▶ **Task objective**: Copy, from the entries below, each line in which the string "this" appears.

(Source records)
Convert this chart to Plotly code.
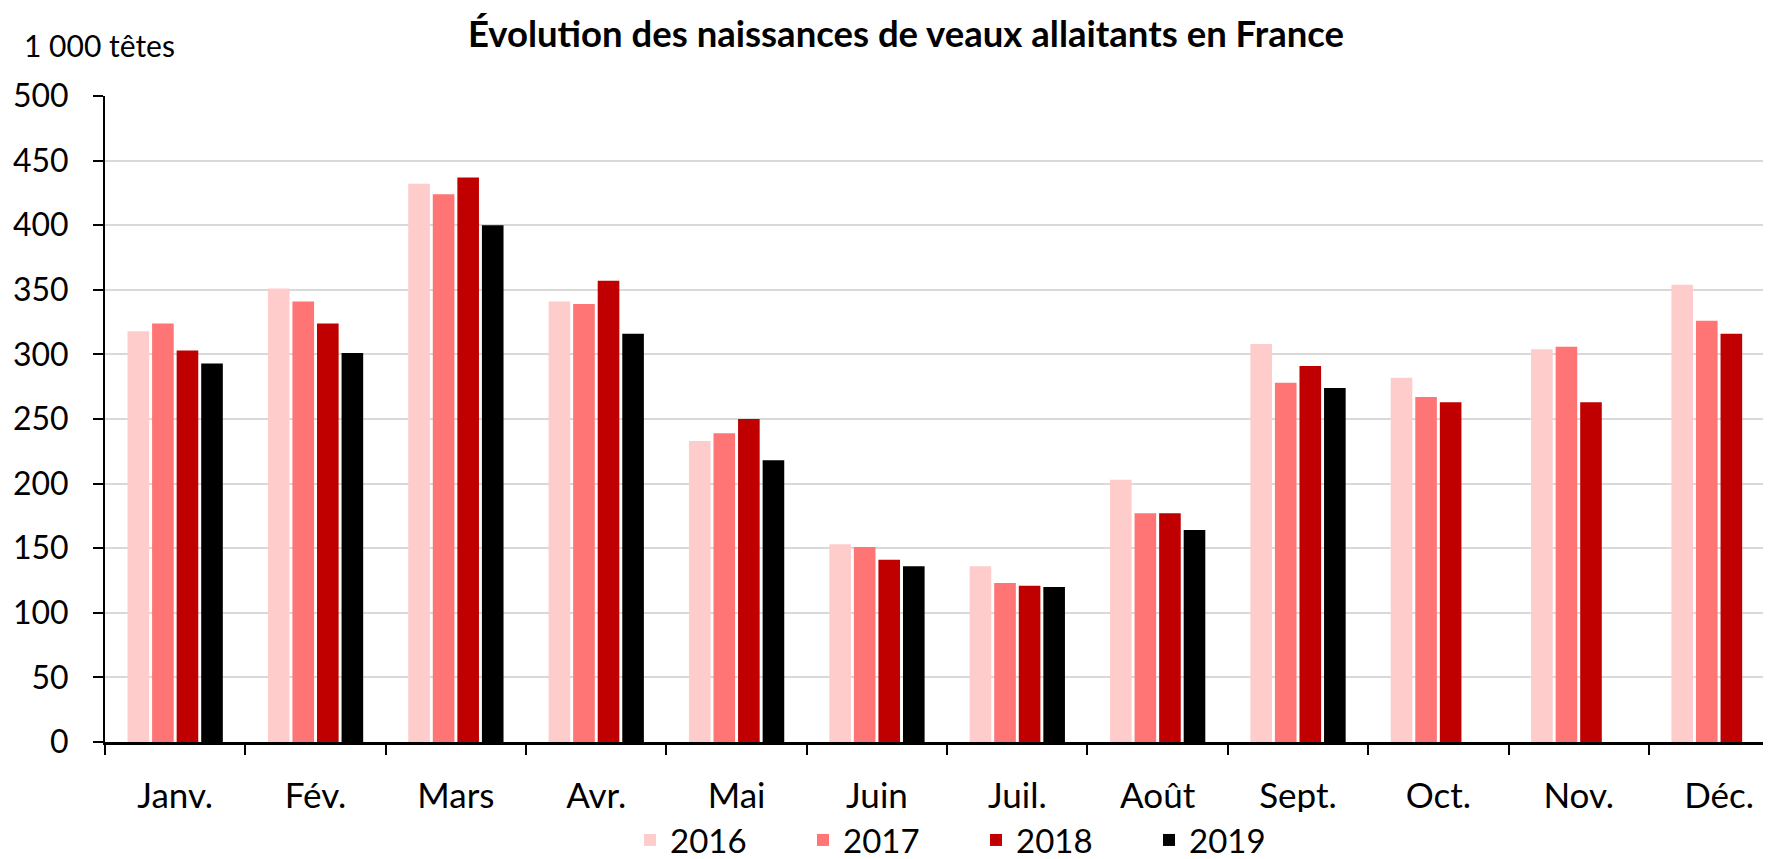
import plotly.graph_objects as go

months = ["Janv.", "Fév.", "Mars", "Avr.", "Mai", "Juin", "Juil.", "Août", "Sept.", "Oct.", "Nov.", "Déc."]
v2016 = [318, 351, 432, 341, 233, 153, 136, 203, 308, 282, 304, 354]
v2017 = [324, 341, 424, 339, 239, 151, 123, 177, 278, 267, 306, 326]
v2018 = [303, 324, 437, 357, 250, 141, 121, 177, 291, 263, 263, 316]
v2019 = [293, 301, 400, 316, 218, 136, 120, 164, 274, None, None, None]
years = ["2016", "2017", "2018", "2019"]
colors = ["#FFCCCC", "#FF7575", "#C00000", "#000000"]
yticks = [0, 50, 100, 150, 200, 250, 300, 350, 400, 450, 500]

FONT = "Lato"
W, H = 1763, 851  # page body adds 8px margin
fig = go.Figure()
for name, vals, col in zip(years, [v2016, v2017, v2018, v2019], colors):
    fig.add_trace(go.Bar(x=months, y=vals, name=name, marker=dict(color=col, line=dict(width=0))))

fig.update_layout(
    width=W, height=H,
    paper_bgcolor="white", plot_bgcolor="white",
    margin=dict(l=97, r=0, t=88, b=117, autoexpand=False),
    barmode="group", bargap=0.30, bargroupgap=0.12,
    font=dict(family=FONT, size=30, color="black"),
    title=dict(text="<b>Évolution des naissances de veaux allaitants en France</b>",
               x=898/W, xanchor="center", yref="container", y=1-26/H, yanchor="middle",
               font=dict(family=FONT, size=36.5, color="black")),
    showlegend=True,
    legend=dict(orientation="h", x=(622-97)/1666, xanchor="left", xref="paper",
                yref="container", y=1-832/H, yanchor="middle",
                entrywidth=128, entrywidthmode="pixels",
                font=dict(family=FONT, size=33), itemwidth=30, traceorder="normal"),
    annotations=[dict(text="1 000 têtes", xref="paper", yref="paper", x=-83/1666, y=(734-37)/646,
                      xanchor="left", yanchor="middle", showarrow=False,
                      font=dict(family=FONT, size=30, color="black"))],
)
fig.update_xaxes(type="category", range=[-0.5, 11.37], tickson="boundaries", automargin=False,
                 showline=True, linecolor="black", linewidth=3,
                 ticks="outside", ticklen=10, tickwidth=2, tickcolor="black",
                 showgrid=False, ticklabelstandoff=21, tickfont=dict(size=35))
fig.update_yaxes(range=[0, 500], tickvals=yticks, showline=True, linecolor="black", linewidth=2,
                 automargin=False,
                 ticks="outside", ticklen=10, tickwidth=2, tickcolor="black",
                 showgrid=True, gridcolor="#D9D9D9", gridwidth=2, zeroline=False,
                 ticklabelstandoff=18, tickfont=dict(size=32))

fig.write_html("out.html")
--
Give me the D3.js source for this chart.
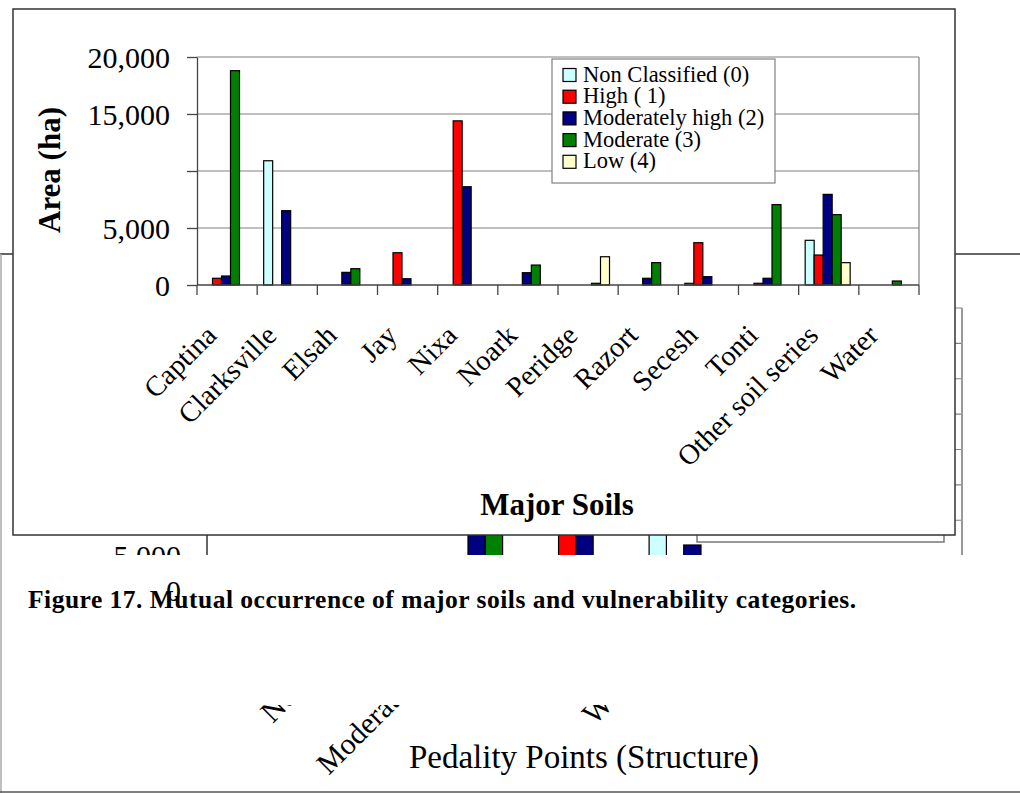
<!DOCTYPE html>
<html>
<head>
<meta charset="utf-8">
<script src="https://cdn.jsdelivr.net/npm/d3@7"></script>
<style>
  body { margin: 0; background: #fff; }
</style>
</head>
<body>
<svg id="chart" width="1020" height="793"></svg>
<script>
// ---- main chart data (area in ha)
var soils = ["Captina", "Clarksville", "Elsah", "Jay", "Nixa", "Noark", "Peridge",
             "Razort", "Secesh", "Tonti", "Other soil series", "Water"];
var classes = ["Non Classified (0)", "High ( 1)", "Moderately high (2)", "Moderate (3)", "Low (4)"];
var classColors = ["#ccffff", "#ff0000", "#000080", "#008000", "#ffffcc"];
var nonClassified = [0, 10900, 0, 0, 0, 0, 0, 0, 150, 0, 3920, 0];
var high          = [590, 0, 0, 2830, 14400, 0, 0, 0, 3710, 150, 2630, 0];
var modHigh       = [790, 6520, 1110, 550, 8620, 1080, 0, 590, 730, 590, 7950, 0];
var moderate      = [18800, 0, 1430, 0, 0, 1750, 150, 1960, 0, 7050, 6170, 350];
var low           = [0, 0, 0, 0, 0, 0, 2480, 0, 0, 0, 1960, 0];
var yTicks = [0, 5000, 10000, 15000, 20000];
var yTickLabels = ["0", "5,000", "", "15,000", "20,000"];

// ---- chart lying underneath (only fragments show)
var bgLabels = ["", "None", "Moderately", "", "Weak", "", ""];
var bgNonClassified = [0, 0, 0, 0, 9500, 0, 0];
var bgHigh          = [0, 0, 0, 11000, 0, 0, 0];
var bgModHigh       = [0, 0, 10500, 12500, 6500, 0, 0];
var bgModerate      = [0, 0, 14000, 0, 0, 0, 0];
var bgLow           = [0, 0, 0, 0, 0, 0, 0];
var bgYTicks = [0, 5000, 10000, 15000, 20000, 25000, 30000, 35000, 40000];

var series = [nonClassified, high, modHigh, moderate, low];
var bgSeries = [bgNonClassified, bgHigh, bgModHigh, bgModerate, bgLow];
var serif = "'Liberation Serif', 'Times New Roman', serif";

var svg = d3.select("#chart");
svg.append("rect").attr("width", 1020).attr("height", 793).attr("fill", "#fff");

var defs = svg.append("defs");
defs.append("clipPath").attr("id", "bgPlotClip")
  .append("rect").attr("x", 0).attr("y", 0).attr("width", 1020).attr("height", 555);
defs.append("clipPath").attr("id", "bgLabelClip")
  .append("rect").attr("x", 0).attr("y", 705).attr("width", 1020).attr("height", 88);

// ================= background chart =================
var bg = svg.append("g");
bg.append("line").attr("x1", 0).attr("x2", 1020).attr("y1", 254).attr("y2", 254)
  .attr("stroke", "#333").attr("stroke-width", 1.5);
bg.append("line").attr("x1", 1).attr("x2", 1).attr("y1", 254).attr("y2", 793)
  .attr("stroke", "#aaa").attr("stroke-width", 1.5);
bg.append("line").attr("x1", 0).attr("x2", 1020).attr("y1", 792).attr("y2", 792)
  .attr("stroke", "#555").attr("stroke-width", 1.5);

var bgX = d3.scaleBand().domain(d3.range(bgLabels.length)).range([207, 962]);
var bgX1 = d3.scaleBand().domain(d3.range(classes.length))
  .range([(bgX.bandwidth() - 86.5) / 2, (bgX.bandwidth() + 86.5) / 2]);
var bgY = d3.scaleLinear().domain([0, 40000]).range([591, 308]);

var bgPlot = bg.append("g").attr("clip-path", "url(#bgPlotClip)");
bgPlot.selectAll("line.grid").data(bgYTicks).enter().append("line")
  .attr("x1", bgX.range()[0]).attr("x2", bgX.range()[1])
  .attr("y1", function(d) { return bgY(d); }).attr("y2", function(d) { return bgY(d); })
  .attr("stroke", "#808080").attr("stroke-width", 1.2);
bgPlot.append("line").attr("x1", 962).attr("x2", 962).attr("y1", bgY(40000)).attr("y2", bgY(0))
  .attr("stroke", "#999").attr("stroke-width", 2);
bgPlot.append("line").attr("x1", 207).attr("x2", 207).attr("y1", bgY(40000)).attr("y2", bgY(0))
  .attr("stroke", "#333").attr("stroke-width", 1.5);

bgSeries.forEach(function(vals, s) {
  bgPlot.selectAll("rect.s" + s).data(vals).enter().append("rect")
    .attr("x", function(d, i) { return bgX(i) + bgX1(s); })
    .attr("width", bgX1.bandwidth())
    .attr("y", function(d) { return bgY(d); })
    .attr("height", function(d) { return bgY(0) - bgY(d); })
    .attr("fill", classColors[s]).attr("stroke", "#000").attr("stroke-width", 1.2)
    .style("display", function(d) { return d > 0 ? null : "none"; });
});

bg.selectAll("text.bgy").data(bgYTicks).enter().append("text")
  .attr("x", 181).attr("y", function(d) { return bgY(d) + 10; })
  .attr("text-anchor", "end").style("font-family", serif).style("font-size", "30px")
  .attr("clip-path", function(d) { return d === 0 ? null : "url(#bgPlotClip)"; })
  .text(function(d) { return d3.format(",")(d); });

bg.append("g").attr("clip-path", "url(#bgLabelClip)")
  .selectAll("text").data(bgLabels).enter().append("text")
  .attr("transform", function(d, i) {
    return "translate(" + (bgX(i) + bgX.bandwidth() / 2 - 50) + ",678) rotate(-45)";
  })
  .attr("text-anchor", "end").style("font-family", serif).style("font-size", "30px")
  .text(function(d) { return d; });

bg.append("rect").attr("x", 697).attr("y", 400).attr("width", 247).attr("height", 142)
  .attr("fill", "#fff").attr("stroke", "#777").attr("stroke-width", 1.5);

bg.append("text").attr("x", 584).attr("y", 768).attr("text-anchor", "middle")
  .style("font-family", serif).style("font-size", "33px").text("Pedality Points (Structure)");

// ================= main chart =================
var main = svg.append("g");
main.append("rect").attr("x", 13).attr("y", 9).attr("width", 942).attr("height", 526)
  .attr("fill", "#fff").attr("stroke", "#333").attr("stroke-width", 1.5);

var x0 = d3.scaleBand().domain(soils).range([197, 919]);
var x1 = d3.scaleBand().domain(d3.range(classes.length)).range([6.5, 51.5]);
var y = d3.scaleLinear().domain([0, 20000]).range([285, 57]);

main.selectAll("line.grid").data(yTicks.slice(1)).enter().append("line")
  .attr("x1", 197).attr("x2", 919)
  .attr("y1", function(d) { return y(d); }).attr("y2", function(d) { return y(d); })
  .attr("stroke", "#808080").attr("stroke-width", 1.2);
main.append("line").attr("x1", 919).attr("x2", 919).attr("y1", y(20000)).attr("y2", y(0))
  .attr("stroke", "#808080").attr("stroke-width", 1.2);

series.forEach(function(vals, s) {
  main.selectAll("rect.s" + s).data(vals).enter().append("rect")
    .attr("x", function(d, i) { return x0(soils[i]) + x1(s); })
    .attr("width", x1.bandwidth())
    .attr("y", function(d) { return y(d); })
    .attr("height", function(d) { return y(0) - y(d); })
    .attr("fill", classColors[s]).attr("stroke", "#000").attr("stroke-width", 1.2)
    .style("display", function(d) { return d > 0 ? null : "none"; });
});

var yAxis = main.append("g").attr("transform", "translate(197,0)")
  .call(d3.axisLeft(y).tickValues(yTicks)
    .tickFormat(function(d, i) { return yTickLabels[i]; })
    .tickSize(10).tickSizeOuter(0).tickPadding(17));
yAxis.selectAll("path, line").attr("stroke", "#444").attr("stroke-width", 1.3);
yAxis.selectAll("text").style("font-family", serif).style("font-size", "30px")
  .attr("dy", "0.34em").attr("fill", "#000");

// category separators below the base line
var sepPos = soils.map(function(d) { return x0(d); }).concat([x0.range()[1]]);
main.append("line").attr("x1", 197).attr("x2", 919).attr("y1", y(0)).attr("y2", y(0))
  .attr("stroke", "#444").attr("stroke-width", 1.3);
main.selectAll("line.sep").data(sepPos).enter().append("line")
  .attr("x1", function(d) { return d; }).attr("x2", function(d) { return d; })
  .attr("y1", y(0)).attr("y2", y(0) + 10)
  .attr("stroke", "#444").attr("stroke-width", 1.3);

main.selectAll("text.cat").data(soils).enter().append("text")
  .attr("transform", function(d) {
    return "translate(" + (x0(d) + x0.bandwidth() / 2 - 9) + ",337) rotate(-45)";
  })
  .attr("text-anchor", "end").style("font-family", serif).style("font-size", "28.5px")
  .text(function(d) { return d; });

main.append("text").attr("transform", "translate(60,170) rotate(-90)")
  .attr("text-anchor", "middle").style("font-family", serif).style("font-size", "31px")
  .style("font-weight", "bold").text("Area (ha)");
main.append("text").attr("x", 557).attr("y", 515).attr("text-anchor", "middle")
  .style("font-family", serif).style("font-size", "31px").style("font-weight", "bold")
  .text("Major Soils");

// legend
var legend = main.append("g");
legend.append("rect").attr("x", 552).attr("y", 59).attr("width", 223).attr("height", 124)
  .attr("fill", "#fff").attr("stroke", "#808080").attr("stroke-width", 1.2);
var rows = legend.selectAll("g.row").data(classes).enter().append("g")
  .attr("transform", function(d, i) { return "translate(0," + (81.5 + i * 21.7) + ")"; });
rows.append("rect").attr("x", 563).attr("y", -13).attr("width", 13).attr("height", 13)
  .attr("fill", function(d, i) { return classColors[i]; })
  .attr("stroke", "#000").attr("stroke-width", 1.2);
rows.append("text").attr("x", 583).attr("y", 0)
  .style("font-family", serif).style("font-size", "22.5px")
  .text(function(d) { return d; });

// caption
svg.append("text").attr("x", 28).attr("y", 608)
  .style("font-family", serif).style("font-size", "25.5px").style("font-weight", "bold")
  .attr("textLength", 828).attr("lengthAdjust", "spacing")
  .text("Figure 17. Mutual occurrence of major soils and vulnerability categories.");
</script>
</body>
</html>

▶ **Expected output**:
Convert this chart to Plotly code.
Give me the D3.js source for this chart.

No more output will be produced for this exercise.